------ DATA SECTION

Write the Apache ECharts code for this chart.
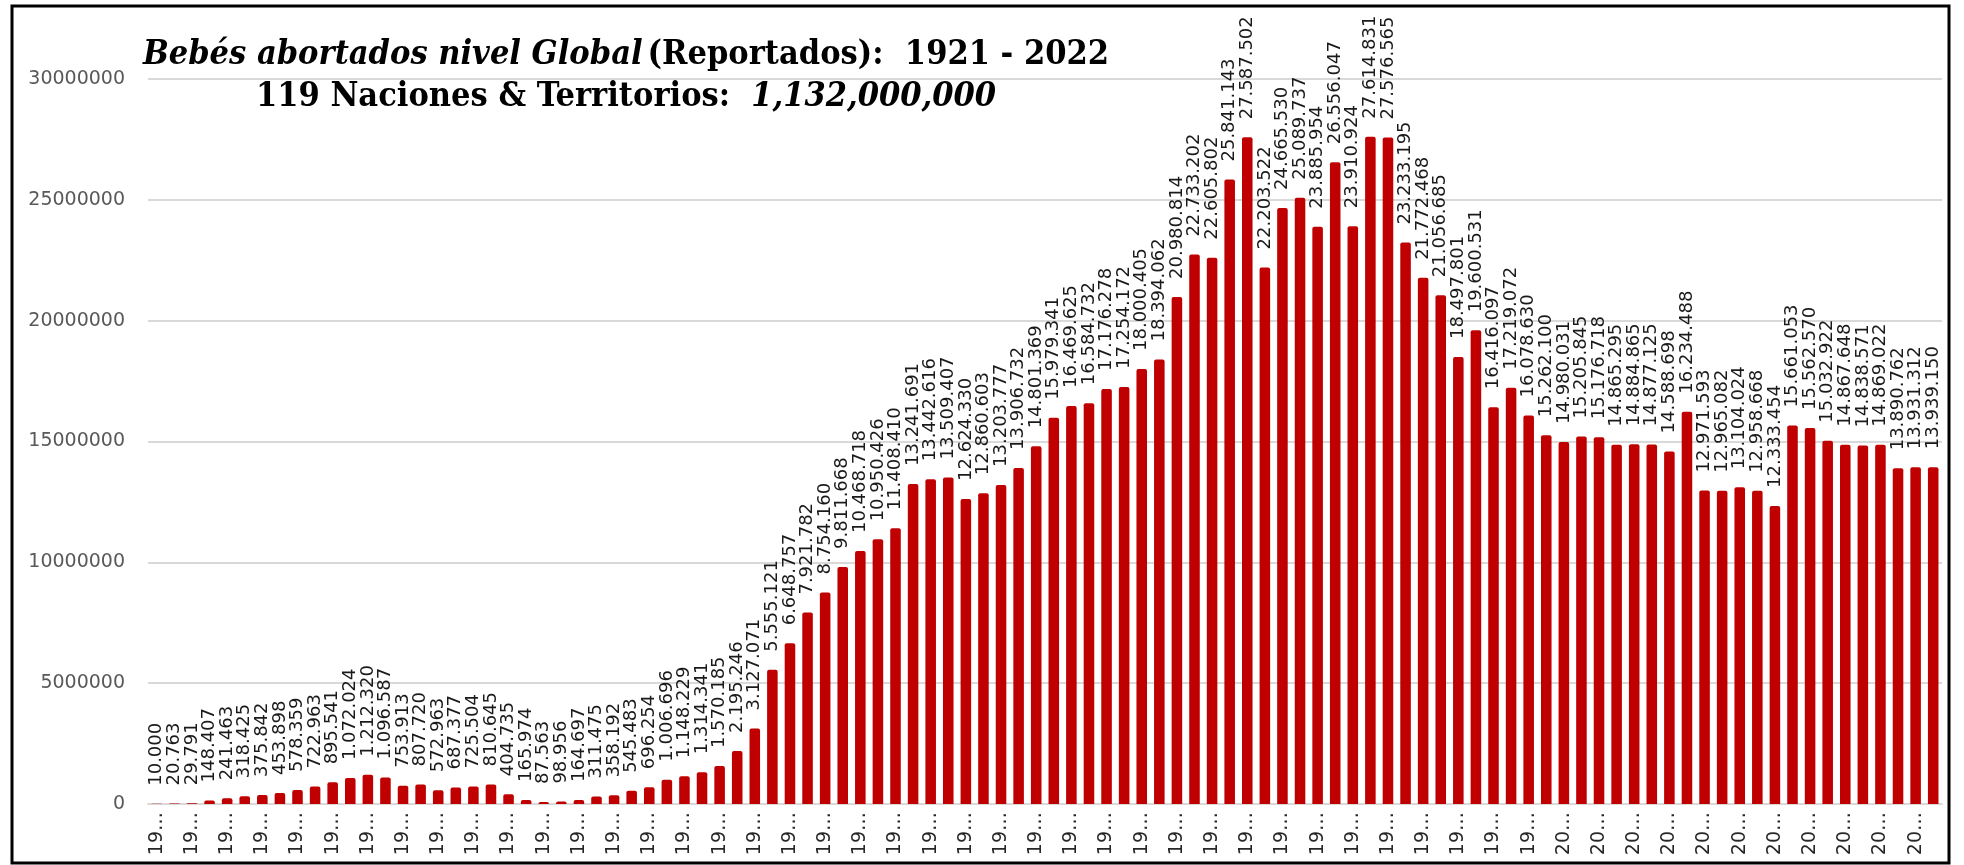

------------
------ DATA SECTION

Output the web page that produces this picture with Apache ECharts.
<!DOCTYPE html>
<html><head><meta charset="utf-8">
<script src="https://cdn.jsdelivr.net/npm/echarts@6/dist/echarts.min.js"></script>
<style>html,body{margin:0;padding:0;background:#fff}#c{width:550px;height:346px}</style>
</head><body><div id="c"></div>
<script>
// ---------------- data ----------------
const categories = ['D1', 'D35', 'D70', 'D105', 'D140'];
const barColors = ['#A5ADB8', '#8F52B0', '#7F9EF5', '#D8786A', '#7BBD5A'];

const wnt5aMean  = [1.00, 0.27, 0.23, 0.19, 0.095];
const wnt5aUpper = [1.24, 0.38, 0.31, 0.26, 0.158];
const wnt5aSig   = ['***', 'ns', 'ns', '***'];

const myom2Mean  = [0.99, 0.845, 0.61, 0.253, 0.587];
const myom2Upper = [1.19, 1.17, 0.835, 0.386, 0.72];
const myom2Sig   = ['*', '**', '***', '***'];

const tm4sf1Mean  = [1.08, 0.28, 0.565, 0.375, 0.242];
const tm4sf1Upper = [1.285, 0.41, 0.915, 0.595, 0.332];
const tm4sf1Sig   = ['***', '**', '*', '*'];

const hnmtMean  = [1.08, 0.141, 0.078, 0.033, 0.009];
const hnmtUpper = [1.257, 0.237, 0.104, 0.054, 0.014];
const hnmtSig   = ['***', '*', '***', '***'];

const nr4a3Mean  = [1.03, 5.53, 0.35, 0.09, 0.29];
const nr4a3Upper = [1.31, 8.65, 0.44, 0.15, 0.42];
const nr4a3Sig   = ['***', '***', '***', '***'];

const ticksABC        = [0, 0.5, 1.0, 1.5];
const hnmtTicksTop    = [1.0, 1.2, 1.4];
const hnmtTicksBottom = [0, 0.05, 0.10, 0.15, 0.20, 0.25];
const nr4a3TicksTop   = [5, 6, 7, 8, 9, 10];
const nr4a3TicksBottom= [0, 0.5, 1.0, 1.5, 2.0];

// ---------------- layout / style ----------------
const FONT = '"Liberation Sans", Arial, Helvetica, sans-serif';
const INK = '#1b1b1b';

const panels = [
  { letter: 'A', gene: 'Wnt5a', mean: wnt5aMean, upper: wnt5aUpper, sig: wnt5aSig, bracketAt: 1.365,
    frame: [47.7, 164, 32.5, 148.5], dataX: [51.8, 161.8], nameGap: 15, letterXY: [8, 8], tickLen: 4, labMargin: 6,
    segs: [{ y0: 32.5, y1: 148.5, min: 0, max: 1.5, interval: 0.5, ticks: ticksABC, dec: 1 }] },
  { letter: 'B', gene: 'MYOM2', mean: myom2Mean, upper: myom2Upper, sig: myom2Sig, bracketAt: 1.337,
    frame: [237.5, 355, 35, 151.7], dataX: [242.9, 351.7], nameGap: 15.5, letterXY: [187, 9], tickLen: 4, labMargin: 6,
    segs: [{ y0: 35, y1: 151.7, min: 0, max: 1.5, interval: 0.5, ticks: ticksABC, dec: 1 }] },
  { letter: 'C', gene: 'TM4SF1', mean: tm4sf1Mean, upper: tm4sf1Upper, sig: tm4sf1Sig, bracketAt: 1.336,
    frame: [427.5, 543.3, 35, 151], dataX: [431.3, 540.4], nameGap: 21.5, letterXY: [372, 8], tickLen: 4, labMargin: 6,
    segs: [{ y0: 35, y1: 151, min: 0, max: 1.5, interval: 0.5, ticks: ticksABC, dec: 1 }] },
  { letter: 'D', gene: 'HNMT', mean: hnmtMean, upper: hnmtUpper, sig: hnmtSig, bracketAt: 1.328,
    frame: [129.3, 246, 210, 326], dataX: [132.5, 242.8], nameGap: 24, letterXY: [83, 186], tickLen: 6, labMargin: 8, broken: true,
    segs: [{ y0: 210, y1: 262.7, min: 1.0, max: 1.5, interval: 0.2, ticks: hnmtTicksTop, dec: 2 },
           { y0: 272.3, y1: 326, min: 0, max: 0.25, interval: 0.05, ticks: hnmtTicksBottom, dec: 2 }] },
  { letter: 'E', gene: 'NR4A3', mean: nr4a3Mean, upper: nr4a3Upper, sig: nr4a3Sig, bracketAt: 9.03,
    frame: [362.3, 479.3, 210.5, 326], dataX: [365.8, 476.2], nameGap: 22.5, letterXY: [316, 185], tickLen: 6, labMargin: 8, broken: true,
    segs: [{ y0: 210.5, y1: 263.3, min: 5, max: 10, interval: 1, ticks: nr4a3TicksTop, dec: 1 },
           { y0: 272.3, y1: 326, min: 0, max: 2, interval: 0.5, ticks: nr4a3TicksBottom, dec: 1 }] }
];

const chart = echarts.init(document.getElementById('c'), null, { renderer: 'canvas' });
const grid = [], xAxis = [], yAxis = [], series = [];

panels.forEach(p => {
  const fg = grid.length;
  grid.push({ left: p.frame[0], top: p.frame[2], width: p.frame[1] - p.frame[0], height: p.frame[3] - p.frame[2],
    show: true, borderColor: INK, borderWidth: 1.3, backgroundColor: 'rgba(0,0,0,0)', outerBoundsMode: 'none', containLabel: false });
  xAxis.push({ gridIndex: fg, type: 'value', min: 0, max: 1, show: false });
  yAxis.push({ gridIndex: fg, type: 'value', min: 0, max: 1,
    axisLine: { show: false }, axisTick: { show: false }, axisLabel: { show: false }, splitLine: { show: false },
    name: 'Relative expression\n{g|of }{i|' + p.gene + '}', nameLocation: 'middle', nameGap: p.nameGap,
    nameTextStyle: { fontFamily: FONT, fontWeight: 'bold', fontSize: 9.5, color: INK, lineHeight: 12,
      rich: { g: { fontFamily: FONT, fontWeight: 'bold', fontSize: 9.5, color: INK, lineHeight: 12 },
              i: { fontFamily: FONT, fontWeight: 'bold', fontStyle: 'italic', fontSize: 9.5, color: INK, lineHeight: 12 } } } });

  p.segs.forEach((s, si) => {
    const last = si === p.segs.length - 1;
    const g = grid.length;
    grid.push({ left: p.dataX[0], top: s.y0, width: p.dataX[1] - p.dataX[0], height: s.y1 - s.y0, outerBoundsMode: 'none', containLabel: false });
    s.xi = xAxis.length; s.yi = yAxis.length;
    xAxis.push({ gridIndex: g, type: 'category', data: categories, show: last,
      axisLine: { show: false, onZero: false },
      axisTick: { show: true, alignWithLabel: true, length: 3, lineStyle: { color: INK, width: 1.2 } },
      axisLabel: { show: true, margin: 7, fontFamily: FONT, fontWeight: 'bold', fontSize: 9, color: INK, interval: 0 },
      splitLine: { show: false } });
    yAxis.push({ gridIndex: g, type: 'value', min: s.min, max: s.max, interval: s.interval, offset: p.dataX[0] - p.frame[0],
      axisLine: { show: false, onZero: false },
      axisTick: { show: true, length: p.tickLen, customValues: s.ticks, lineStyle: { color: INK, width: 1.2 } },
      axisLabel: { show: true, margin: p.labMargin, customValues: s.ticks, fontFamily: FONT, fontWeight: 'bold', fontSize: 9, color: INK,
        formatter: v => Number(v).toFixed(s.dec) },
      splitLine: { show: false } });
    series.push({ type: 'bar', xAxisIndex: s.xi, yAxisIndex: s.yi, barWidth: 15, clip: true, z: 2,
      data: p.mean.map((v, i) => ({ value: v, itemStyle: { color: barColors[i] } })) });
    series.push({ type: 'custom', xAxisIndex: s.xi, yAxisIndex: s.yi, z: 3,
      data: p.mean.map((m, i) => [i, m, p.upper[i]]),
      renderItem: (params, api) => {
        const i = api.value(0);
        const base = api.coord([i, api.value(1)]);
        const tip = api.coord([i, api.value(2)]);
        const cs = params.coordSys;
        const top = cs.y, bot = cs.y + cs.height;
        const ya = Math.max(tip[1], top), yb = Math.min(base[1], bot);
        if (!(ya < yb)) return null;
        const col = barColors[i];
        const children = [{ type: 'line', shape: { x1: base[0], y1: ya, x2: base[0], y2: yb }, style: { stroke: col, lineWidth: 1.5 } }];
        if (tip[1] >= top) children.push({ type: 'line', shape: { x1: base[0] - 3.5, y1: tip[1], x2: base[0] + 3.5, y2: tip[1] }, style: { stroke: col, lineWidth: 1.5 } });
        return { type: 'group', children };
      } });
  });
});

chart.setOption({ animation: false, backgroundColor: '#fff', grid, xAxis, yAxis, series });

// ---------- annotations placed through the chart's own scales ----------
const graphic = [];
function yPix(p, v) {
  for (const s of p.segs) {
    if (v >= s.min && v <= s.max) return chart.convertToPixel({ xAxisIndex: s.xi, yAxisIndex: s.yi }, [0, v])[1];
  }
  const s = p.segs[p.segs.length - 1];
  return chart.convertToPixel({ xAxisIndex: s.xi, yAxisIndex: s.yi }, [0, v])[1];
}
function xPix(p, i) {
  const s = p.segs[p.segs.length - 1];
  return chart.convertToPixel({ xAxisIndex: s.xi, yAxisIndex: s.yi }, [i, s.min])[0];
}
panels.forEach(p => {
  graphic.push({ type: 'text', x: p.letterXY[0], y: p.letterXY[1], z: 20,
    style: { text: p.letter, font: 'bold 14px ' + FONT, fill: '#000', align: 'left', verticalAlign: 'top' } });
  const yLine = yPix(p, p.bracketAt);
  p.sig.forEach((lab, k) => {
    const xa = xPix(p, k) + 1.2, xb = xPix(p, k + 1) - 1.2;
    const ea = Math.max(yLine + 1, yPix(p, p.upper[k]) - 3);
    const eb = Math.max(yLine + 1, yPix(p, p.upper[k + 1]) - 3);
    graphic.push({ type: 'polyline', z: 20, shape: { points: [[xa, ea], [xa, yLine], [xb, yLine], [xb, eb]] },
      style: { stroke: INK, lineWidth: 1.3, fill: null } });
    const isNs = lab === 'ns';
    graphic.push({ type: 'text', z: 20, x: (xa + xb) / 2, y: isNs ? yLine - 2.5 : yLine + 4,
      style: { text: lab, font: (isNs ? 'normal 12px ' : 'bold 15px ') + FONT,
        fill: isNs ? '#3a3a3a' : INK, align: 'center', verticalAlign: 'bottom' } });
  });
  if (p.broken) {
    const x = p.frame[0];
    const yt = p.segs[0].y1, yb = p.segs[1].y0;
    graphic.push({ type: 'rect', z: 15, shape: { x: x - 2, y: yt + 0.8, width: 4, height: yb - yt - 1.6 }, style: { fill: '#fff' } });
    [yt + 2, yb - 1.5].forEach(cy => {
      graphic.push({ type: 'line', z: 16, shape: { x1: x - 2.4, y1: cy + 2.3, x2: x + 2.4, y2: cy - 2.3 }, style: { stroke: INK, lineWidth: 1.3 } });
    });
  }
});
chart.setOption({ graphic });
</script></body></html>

------------

**TASK PROMPT:**
Locate the word "Apache" in the records above, and return each line that has it.

**OUTPUT FOR THIS TASK:**
Write the Apache ECharts code for this chart.
Output the web page that produces this picture with Apache ECharts.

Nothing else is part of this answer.